*What the exercise asks:* Isolate every line in the records below with "this" in it.

*Data rows:*
————————

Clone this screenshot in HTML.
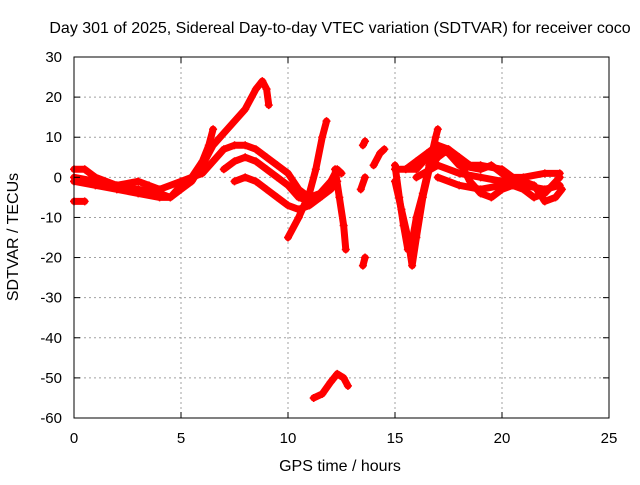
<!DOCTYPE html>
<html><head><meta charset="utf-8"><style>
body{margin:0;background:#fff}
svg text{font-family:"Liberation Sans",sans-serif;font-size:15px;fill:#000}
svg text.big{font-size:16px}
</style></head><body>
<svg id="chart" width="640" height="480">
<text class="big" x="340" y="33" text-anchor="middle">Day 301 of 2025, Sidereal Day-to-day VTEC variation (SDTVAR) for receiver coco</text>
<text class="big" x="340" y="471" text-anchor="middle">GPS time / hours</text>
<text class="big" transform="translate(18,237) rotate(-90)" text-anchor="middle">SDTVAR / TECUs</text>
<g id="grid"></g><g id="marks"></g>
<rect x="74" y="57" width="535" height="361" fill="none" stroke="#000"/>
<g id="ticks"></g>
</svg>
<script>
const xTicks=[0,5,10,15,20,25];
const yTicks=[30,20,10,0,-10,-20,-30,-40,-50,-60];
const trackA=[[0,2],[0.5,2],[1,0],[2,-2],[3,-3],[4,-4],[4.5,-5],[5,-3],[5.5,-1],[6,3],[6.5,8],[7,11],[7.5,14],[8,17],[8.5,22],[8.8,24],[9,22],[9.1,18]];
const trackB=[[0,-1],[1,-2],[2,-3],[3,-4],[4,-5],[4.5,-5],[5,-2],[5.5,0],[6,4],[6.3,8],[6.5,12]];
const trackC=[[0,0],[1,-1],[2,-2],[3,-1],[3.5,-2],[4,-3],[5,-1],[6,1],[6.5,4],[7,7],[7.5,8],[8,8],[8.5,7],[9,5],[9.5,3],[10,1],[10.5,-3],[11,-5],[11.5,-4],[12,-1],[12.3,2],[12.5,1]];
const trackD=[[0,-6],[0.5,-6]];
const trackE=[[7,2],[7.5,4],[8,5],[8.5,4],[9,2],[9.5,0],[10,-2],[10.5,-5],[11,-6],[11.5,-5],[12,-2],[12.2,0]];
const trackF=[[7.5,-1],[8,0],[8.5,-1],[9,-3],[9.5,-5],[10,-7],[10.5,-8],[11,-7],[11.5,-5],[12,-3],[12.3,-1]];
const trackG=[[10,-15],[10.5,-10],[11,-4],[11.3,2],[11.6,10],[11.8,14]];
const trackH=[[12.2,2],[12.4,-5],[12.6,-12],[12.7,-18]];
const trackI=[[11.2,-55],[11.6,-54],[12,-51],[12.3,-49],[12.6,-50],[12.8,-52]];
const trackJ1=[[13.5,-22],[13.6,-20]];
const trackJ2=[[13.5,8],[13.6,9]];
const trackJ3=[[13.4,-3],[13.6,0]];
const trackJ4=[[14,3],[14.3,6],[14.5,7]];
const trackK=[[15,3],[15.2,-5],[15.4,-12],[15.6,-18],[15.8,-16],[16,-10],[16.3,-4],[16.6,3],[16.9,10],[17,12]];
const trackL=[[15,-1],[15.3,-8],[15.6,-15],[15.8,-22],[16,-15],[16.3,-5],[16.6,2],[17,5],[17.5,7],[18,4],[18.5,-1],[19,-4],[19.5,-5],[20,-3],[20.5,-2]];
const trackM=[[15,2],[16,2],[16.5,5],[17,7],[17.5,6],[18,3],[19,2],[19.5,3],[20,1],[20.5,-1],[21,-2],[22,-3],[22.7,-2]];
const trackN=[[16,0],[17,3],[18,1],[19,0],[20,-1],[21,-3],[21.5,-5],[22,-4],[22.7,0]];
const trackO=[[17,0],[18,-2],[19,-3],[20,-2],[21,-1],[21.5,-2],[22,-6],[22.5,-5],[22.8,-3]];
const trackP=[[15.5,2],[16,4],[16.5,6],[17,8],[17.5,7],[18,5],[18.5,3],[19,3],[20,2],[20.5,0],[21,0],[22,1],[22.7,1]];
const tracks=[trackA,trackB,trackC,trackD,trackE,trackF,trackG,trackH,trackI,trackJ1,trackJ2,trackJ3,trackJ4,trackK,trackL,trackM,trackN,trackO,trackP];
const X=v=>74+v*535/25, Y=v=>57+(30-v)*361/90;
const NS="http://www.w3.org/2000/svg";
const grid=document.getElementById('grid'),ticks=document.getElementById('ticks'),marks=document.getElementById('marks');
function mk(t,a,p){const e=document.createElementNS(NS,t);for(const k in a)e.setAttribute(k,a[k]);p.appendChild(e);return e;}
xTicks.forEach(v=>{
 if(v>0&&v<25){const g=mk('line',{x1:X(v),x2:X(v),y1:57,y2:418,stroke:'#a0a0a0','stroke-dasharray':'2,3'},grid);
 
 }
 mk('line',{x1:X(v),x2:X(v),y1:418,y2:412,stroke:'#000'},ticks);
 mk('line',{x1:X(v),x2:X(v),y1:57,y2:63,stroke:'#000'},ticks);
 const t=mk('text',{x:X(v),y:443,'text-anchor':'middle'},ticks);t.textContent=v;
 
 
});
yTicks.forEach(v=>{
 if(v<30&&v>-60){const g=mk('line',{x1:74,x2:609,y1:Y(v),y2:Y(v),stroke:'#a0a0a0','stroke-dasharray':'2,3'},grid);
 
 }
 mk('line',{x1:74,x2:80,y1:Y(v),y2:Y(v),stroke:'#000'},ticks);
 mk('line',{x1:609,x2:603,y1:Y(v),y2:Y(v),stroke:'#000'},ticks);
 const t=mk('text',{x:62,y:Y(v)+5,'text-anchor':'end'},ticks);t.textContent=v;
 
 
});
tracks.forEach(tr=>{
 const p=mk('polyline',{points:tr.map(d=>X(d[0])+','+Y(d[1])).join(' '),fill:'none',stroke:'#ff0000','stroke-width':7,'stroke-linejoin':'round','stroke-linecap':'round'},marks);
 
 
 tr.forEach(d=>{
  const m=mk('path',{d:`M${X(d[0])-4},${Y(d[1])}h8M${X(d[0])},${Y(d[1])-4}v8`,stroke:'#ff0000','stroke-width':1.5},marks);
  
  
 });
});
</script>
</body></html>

————————

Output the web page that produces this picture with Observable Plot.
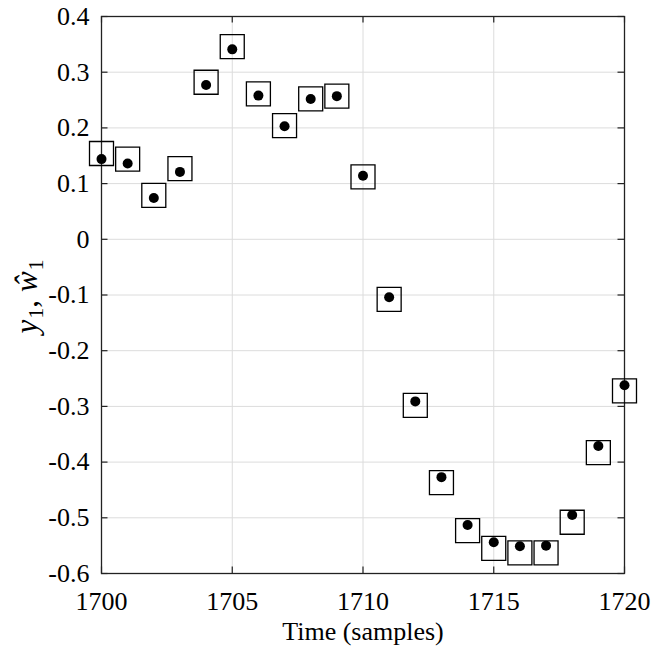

————————

*Solution below:*
Clone this screenshot in HTML.
Output the web page that produces this picture with Observable Plot.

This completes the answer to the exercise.